Free contractor change order template: what to include before work starts
Copy a practical contractor change order template with scope, reason, pricing, schedule impact, and approval language.
A change order is not just paperwork. It is the written record that protects your margin when the job changes.
Use this template when a customer requests extra work, you uncover a hidden condition, an inspector adds a requirement, or materials change after the original estimate.
Quick answer
A contractor change order should include the job reference, change order number, reason, scope, price, schedule impact, running contract total, and signatures.
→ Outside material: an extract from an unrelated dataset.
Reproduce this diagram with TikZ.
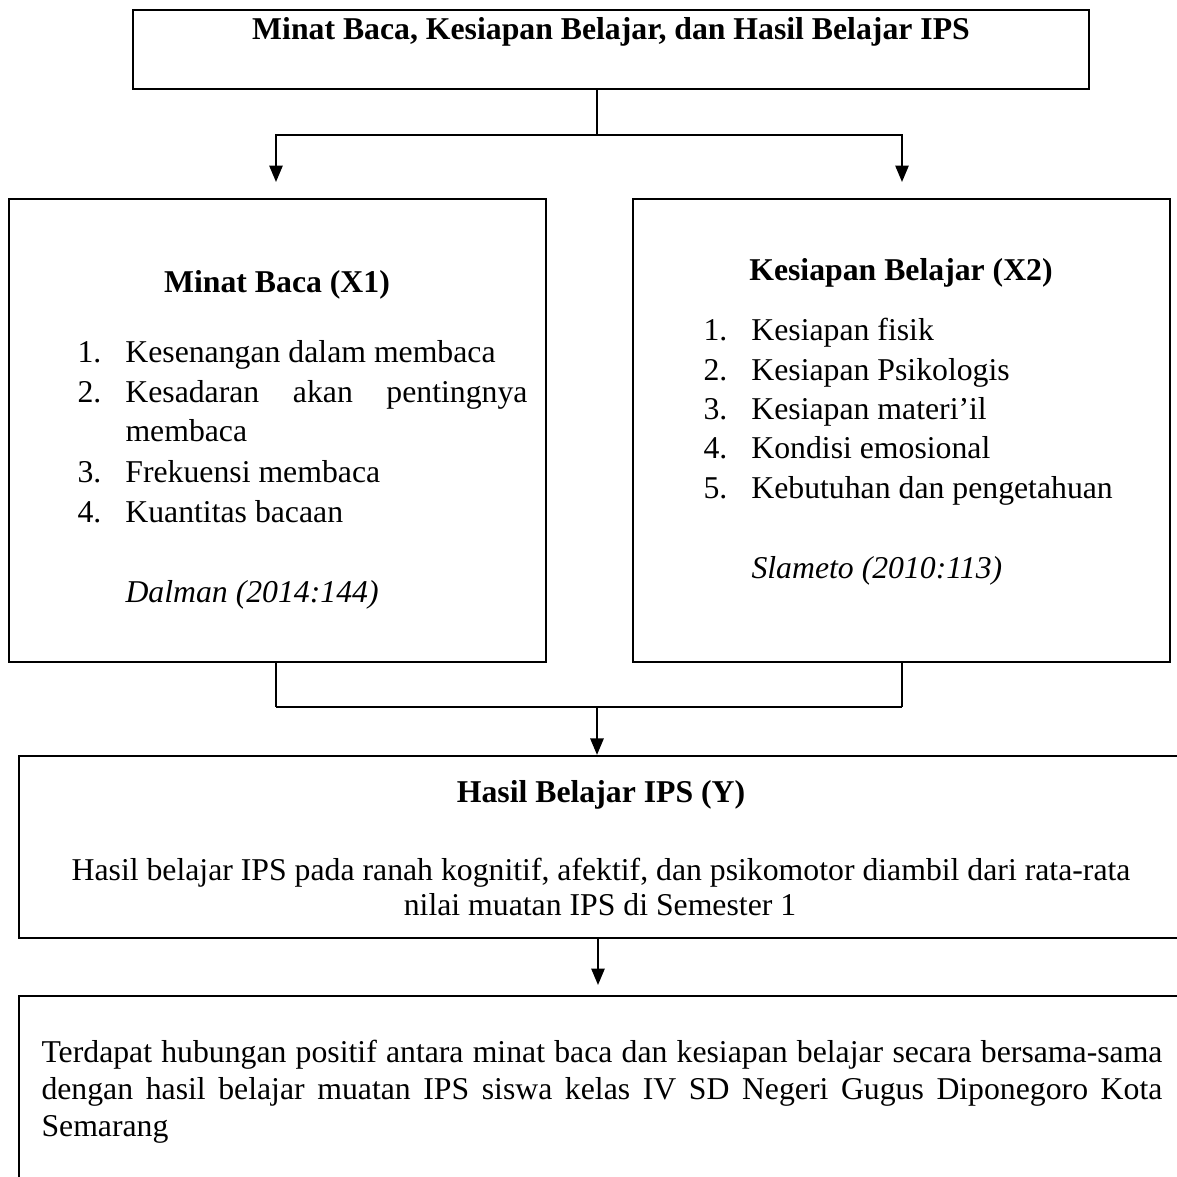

Send it before the extra work starts. If the customer approves on a phone, keep that signed approval attached to the job and invoice from the approved amount.
Copyable change order template
CHANGE ORDER #[CO-001]
Date:
Customer:
Jobsite:
Original estimate or contract:
Reason for change:
[Owner request, concealed condition, code requirement, material substitution, etc.]
Description of change:
[Plain-English scope. What is being added, removed, or modified?]
Materials:
[Line items, quantities, prices, or total]
Labor:
[Hours, rate, or total]
Other costs:
[Permit, equipment, subcontractor, disposal, etc.]
Change order total:
$[amount]
Schedule impact:
[No change / X days added / new expected completion date]
Original contract total:
$[amount]
Approved change orders to date:
$[amount]
New contract total:
$[amount]
Approval:
By signing below, customer authorizes the work and price described above.
Customer signature:
Date:
Contractor signature:
Date:
For a deeper explanation of each field, read how to write a contractor change order.
Why each field matters
Reason for change tells the customer why the price changed. "Replace damaged subfloor" sounds optional. "Replace damaged subfloor discovered after demo; photos attached" sounds like a real condition.
Schedule impact prevents a second argument. A $900 change may also add two days. If the customer signs the price but not the timeline, you still have a problem.
Running contract total prevents final-invoice shock. Every change order should show the original contract, prior approved changes, and the new total.